* Exercise brief:
Find each line containing the word "matplotlib" and report how many there are. Add nothing else.

* Dataset content:
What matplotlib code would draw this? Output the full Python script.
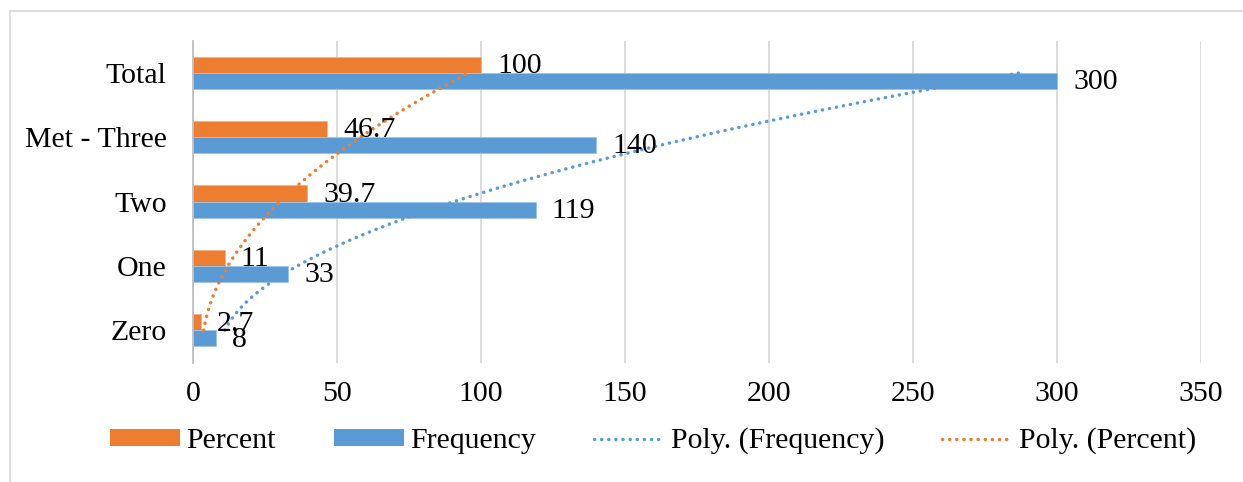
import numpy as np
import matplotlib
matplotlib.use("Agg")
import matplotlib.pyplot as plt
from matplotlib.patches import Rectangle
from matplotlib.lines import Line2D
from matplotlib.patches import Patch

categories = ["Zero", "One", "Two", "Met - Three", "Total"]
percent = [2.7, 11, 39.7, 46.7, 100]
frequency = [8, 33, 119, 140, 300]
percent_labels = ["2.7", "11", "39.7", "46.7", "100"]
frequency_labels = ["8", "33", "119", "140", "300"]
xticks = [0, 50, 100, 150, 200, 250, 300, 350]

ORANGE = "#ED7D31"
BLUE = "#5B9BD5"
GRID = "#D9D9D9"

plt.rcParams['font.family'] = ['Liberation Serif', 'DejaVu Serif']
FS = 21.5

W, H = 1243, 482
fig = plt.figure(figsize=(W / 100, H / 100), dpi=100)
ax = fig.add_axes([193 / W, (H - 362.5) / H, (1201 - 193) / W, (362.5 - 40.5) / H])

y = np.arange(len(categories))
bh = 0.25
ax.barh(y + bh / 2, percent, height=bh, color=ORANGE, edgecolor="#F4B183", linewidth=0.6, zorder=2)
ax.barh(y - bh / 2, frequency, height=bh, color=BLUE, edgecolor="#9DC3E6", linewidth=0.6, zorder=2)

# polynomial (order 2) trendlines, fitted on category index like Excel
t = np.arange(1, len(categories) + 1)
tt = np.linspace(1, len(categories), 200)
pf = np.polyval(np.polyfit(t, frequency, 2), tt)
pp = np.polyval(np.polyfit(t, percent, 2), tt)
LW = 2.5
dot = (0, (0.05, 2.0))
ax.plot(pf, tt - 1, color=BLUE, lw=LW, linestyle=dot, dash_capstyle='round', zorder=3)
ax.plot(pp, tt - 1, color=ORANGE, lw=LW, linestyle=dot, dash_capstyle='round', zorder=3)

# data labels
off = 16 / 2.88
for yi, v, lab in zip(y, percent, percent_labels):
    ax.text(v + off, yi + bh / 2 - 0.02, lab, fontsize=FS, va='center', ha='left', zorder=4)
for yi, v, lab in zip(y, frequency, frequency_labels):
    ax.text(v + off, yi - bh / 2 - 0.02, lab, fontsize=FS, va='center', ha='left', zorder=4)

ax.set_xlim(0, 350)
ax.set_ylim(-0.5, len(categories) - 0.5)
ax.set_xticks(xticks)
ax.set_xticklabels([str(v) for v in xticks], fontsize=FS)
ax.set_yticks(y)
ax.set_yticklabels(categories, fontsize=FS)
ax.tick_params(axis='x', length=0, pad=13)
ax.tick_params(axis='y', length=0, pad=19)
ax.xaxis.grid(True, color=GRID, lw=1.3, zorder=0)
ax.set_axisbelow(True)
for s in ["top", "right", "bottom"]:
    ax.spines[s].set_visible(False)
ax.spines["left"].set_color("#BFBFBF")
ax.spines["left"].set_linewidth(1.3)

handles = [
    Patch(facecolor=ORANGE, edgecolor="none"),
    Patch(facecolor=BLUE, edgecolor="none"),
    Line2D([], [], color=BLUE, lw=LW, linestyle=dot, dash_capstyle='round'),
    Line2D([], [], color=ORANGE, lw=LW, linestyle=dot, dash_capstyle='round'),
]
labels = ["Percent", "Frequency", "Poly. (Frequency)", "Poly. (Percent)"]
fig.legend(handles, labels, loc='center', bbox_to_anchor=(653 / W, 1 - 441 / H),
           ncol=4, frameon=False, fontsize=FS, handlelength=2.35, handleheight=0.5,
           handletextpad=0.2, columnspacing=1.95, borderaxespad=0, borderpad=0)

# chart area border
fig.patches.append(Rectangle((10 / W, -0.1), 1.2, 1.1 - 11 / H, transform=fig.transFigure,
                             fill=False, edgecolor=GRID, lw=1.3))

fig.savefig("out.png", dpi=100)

* Reply:
7